All of the material below is to be restated word for word, apart from the pictures.
######
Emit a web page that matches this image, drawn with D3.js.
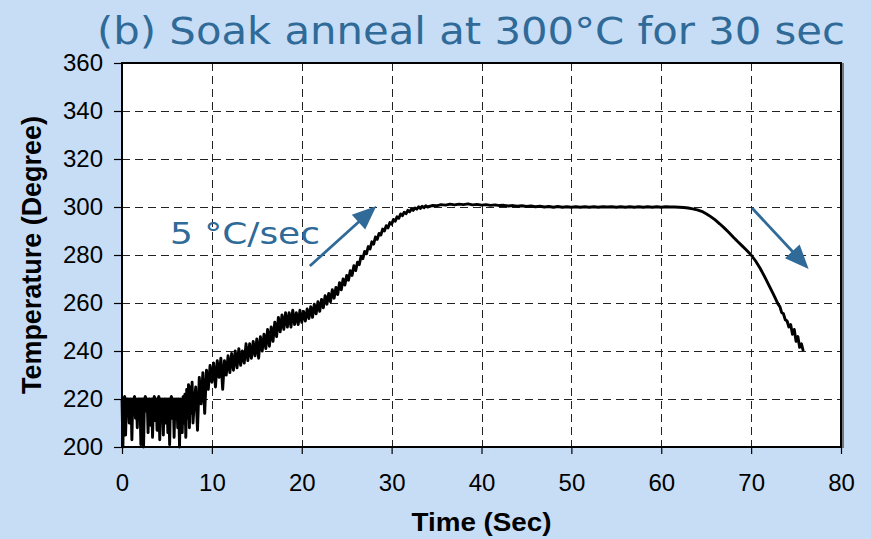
<!DOCTYPE html>
<html><head><meta charset="utf-8">
<script src="https://cdn.jsdelivr.net/npm/d3@7"></script>
<style>body{margin:0;background:#C6DDF5;} svg{display:block}</style>
</head><body><svg id="c" width="871" height="539"></svg>
<script>
const chartTitle = "(b) Soak anneal at 300°C for 30 sec";
const xLabel = "Time (Sec)";
const yLabel = "Temperature (Degree)";
const xTicks = [0,10,20,30,40,50,60,70,80];
const yTicks = [200,220,240,260,280,300,320,340,360];

// temperature samples: [start time, step, values]
const segA = [220,200,220,221,205,220,220,220,210,220,
  220,203,220,220,221,212,220,208,220,220,
  220,201,220,220,200,220,221,215,220,206,
  220,220,209,220,204,220,221,211,220,207,
  220,221,203,220,214,220,205,220,220,210,
  220,206,220,201,220,221,212,220,204,220,
  218,220,208,220,200,220,214,206,221,210,
  222,204,224,212,226,208,225,214,227,210];
const segB = [216,225,207,229,218,231,214,232,224,234,
  227,235,225,236,229,237,224,236,230,238,
  231,239,232,240,233,241,234,240,235,243,
  236,243,237,244,238,245,237,246,240,247,
  241,249,242,250,244,252,246,254,248,255,
  249,256,250,256,250,257,251,256,251,257,
  252];
const segC = [256.5,252.5,257.5,253.5,258.5,254,259.5,255.5,260.5,256.5,
  261.5,258,263,259.5,264,260.5,265.5,262,266.5,263.5,
  268.5,265.5,270,267.5,271.5,269.5,273.5,271.5,275.5,273.5,
  277,276,279.5,278.5,281.5,280.5,283.5,282.5,285.5,284.5,
  287.5,286.5,289,288.3,290.8,290,292.2,291.3,293.5,292.8,
  294.8,294.1,295.9,295.3,297.1,296.4,297.8,297.2,298.6,298,
  299.2,298.6,299.6,299.1,300.1,299.4,300.3,299.7,300.5,300];
const segD = [300.6,300.5,301,300.8,301.2,300.9,301.2,301,301.3,300.9,301.1,300.8,
  301,300.7,300.9,300.6,300.7,300.4,300.6,300.3,300.5,300.2,300.4,300.1,300.3,300,
  300.2,299.9,300.2,299.9,300.1,299.9,300.1,299.9,300.1,299.9,300.1,299.9,300.1,300,
  300.1,299.9,300.1,299.9,300.1,299.9,300.1,299.9,300.1,299.9,300.1,299.9,300.1,300,300,299.9];
const segE = [299.8,299.6,299.2,298.8,298.2,297.2,296,294.6,293,291.3,289.5,
  287.5,285.6,283.8,282,280,277.5,274.5,271,267.2,263.5,259.5];
const segF = [258.5,256,255.5,253,252.5,250,251,247,249,244,246,241.5,243,240];
const segments = [[0,0.1,segA],[8,0.2,segB],[20.2,0.2,segC],[34.5,0.5,segD],[62.5,0.5,segE],[73.2,0.2,segF]];

// annotations (data coordinates)
const rateText = "5 °C/sec";
const rateTextPos = [5.34, 284.6];
const arrowUp = [[20.9,275.4],[28.3,300.4]];
const arrowDown = [[70.1,299.6],[76.4,274.2]];

const blue = "#2F6A98";
const svg = d3.select("#c");
const W = 871, H = 539;
svg.append("rect").attr("width",W).attr("height",H).attr("fill","#C6DDF5");

const x = d3.scaleLinear().domain([0,80]).range([122,841]);
const y = d3.scaleLinear().domain([200,360]).range([447,63]);

// plot bg
svg.append("rect").attr("x",x(0)).attr("y",y(360)).attr("width",x(80)-x(0)).attr("height",y(200)-y(360)).attr("fill","#fff");

// grid
const grid = svg.append("g").attr("stroke","#222").attr("stroke-width",1).attr("stroke-dasharray","8,5");
grid.selectAll("line.v").data(xTicks.filter(d=>d>0&&d<80)).join("line")
  .attr("x1",d=>Math.round(x(d))+0.5).attr("x2",d=>Math.round(x(d))+0.5).attr("y1",y(360)).attr("y2",y(200));
grid.selectAll("line.h").data(yTicks.filter(d=>d>200&&d<360)).join("line")
  .attr("y1",d=>Math.round(y(d))+0.5).attr("y2",d=>Math.round(y(d))+0.5).attr("x1",x(0)).attr("x2",x(80));

// data
const pts = [];
segments.forEach(([s,st,arr])=>arr.forEach((v,i)=>pts.push([s+i*st, v])));
svg.append("path").datum(pts)
  .attr("d", d3.line().x(d=>x(d[0])).y(d=>y(d[1])))
  .attr("fill","none").attr("stroke","#000").attr("stroke-width",2.9).attr("stroke-linejoin","round");

// frame
svg.append("rect").attr("x",x(0)).attr("y",y(360)).attr("width",x(80)-x(0)).attr("height",y(200)-y(360))
  .attr("fill","none").attr("stroke","#000").attr("stroke-width",2);
svg.append("line").attr("x1",x(80)+2).attr("x2",x(80)+2).attr("y1",y(360)).attr("y2",y(200)+1).attr("stroke","#555").attr("stroke-width",1.5);

// axes
const fontTick = "Liberation Sans, Arial, sans-serif";
const ax = svg.append("g").attr("transform",`translate(0,${y(200)})`)
  .call(d3.axisBottom(x).tickValues(xTicks).tickSize(7).tickPadding(20).tickFormat(d3.format("d")));
const ay = svg.append("g").attr("transform",`translate(${x(0)},0)`)
  .call(d3.axisLeft(y).tickValues(yTicks).tickSize(8).tickPadding(11).tickFormat(d3.format("d")));
[ax,ay].forEach(g=>{
  g.select(".domain").remove();
  g.selectAll(".tick line").attr("stroke","#000").attr("stroke-width",1.2);
  g.selectAll("text").attr("font-family",fontTick).attr("font-size",24).attr("fill","#000");
});

// axis titles
svg.append("text").attr("x",(x(0)+x(80))/2).attr("y",531).attr("text-anchor","middle")
  .attr("font-family",fontTick).attr("font-weight","bold").attr("font-size",25)
  .attr("textLength",140).attr("lengthAdjust","spacingAndGlyphs").text(xLabel);
svg.append("text").attr("transform",`translate(41,${(y(200)+y(360))/2}) rotate(-90)`).attr("text-anchor","middle")
  .attr("font-family",fontTick).attr("font-weight","bold").attr("font-size",27)
  .attr("textLength",278).attr("lengthAdjust","spacingAndGlyphs").text(yLabel);

// title
svg.append("text").attr("x",97).attr("y",44)
  .attr("font-family","DejaVu Sans, Verdana, sans-serif").attr("font-size",37).attr("fill",blue)
  .attr("textLength",748).attr("lengthAdjust","spacingAndGlyphs").text(chartTitle);

// annotation
svg.append("text").attr("x",x(rateTextPos[0])).attr("y",y(rateTextPos[1]))
  .attr("font-family","DejaVu Sans, Verdana, sans-serif").attr("font-size",30).attr("fill",blue)
  .attr("textLength",150).attr("lengthAdjust","spacingAndGlyphs").text(rateText);

function arrow(a){
  const x1=x(a[0][0]), y1=y(a[0][1]), x2=x(a[1][0]), y2=y(a[1][1]);
  const dx=x2-x1, dy=y2-y1, L=Math.hypot(dx,dy), ux=dx/L, uy=dy/L;
  const hl=24, hw=10;
  const bx=x2-ux*hl, by=y2-uy*hl;
  svg.append("line").attr("x1",x1).attr("y1",y1).attr("x2",bx+ux*2).attr("y2",by+uy*2)
    .attr("stroke",blue).attr("stroke-width",2.8);
  svg.append("path").attr("d",`M${x2},${y2}L${bx-uy*hw},${by+ux*hw}L${bx+uy*hw},${by-ux*hw}Z`).attr("fill",blue);
}
arrow(arrowUp); arrow(arrowDown);
</script></body></html>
######
SOLUTION FOR THIS TASK:
Emit a web page that matches this image, drawn with D3.js.
<!DOCTYPE html>
<html><head><meta charset="utf-8">
<script src="https://cdn.jsdelivr.net/npm/d3@7"></script>
<style>body{margin:0;background:#C6DDF5;} svg{display:block}</style>
</head><body><svg id="c" width="871" height="539"></svg>
<script>
const chartTitle = "(b) Soak anneal at 300°C for 30 sec";
const xLabel = "Time (Sec)";
const yLabel = "Temperature (Degree)";
const xTicks = [0,10,20,30,40,50,60,70,80];
const yTicks = [200,220,240,260,280,300,320,340,360];

// temperature samples: [start time, step, values]
const segA = [220,200,220,221,205,220,220,220,210,220,
  220,203,220,220,221,212,220,208,220,220,
  220,201,220,220,200,220,221,215,220,206,
  220,220,209,220,204,220,221,211,220,207,
  220,221,203,220,214,220,205,220,220,210,
  220,206,220,201,220,221,212,220,204,220,
  218,220,208,220,200,220,214,206,221,210,
  222,204,224,212,226,208,225,214,227,210];
const segB = [216,225,207,229,218,231,214,232,224,234,
  227,235,225,236,229,237,224,236,230,238,
  231,239,232,240,233,241,234,240,235,243,
  236,243,237,244,238,245,237,246,240,247,
  241,249,242,250,244,252,246,254,248,255,
  249,256,250,256,250,257,251,256,251,257,
  252];
const segC = [256.5,252.5,257.5,253.5,258.5,254,259.5,255.5,260.5,256.5,
  261.5,258,263,259.5,264,260.5,265.5,262,266.5,263.5,
  268.5,265.5,270,267.5,271.5,269.5,273.5,271.5,275.5,273.5,
  277,276,279.5,278.5,281.5,280.5,283.5,282.5,285.5,284.5,
  287.5,286.5,289,288.3,290.8,290,292.2,291.3,293.5,292.8,
  294.8,294.1,295.9,295.3,297.1,296.4,297.8,297.2,298.6,298,
  299.2,298.6,299.6,299.1,300.1,299.4,300.3,299.7,300.5,300];
const segD = [300.6,300.5,301,300.8,301.2,300.9,301.2,301,301.3,300.9,301.1,300.8,
  301,300.7,300.9,300.6,300.7,300.4,300.6,300.3,300.5,300.2,300.4,300.1,300.3,300,
  300.2,299.9,300.2,299.9,300.1,299.9,300.1,299.9,300.1,299.9,300.1,299.9,300.1,300,
  300.1,299.9,300.1,299.9,300.1,299.9,300.1,299.9,300.1,299.9,300.1,299.9,300.1,300,300,299.9];
const segE = [299.8,299.6,299.2,298.8,298.2,297.2,296,294.6,293,291.3,289.5,
  287.5,285.6,283.8,282,280,277.5,274.5,271,267.2,263.5,259.5];
const segF = [258.5,256,255.5,253,252.5,250,251,247,249,244,246,241.5,243,240];
const segments = [[0,0.1,segA],[8,0.2,segB],[20.2,0.2,segC],[34.5,0.5,segD],[62.5,0.5,segE],[73.2,0.2,segF]];

// annotations (data coordinates)
const rateText = "5 °C/sec";
const rateTextPos = [5.34, 284.6];
const arrowUp = [[20.9,275.4],[28.3,300.4]];
const arrowDown = [[70.1,299.6],[76.4,274.2]];

const blue = "#2F6A98";
const svg = d3.select("#c");
const W = 871, H = 539;
svg.append("rect").attr("width",W).attr("height",H).attr("fill","#C6DDF5");

const x = d3.scaleLinear().domain([0,80]).range([122,841]);
const y = d3.scaleLinear().domain([200,360]).range([447,63]);

// plot bg
svg.append("rect").attr("x",x(0)).attr("y",y(360)).attr("width",x(80)-x(0)).attr("height",y(200)-y(360)).attr("fill","#fff");

// grid
const grid = svg.append("g").attr("stroke","#222").attr("stroke-width",1).attr("stroke-dasharray","8,5");
grid.selectAll("line.v").data(xTicks.filter(d=>d>0&&d<80)).join("line")
  .attr("x1",d=>Math.round(x(d))+0.5).attr("x2",d=>Math.round(x(d))+0.5).attr("y1",y(360)).attr("y2",y(200));
grid.selectAll("line.h").data(yTicks.filter(d=>d>200&&d<360)).join("line")
  .attr("y1",d=>Math.round(y(d))+0.5).attr("y2",d=>Math.round(y(d))+0.5).attr("x1",x(0)).attr("x2",x(80));

// data
const pts = [];
segments.forEach(([s,st,arr])=>arr.forEach((v,i)=>pts.push([s+i*st, v])));
svg.append("path").datum(pts)
  .attr("d", d3.line().x(d=>x(d[0])).y(d=>y(d[1])))
  .attr("fill","none").attr("stroke","#000").attr("stroke-width",2.9).attr("stroke-linejoin","round");

// frame
svg.append("rect").attr("x",x(0)).attr("y",y(360)).attr("width",x(80)-x(0)).attr("height",y(200)-y(360))
  .attr("fill","none").attr("stroke","#000").attr("stroke-width",2);
svg.append("line").attr("x1",x(80)+2).attr("x2",x(80)+2).attr("y1",y(360)).attr("y2",y(200)+1).attr("stroke","#555").attr("stroke-width",1.5);

// axes
const fontTick = "Liberation Sans, Arial, sans-serif";
const ax = svg.append("g").attr("transform",`translate(0,${y(200)})`)
  .call(d3.axisBottom(x).tickValues(xTicks).tickSize(7).tickPadding(20).tickFormat(d3.format("d")));
const ay = svg.append("g").attr("transform",`translate(${x(0)},0)`)
  .call(d3.axisLeft(y).tickValues(yTicks).tickSize(8).tickPadding(11).tickFormat(d3.format("d")));
[ax,ay].forEach(g=>{
  g.select(".domain").remove();
  g.selectAll(".tick line").attr("stroke","#000").attr("stroke-width",1.2);
  g.selectAll("text").attr("font-family",fontTick).attr("font-size",24).attr("fill","#000");
});

// axis titles
svg.append("text").attr("x",(x(0)+x(80))/2).attr("y",531).attr("text-anchor","middle")
  .attr("font-family",fontTick).attr("font-weight","bold").attr("font-size",25)
  .attr("textLength",140).attr("lengthAdjust","spacingAndGlyphs").text(xLabel);
svg.append("text").attr("transform",`translate(41,${(y(200)+y(360))/2}) rotate(-90)`).attr("text-anchor","middle")
  .attr("font-family",fontTick).attr("font-weight","bold").attr("font-size",27)
  .attr("textLength",278).attr("lengthAdjust","spacingAndGlyphs").text(yLabel);

// title
svg.append("text").attr("x",97).attr("y",44)
  .attr("font-family","DejaVu Sans, Verdana, sans-serif").attr("font-size",37).attr("fill",blue)
  .attr("textLength",748).attr("lengthAdjust","spacingAndGlyphs").text(chartTitle);

// annotation
svg.append("text").attr("x",x(rateTextPos[0])).attr("y",y(rateTextPos[1]))
  .attr("font-family","DejaVu Sans, Verdana, sans-serif").attr("font-size",30).attr("fill",blue)
  .attr("textLength",150).attr("lengthAdjust","spacingAndGlyphs").text(rateText);

function arrow(a){
  const x1=x(a[0][0]), y1=y(a[0][1]), x2=x(a[1][0]), y2=y(a[1][1]);
  const dx=x2-x1, dy=y2-y1, L=Math.hypot(dx,dy), ux=dx/L, uy=dy/L;
  const hl=24, hw=10;
  const bx=x2-ux*hl, by=y2-uy*hl;
  svg.append("line").attr("x1",x1).attr("y1",y1).attr("x2",bx+ux*2).attr("y2",by+uy*2)
    .attr("stroke",blue).attr("stroke-width",2.8);
  svg.append("path").attr("d",`M${x2},${y2}L${bx-uy*hw},${by+ux*hw}L${bx+uy*hw},${by-ux*hw}Z`).attr("fill",blue);
}
arrow(arrowUp); arrow(arrowDown);
</script></body></html>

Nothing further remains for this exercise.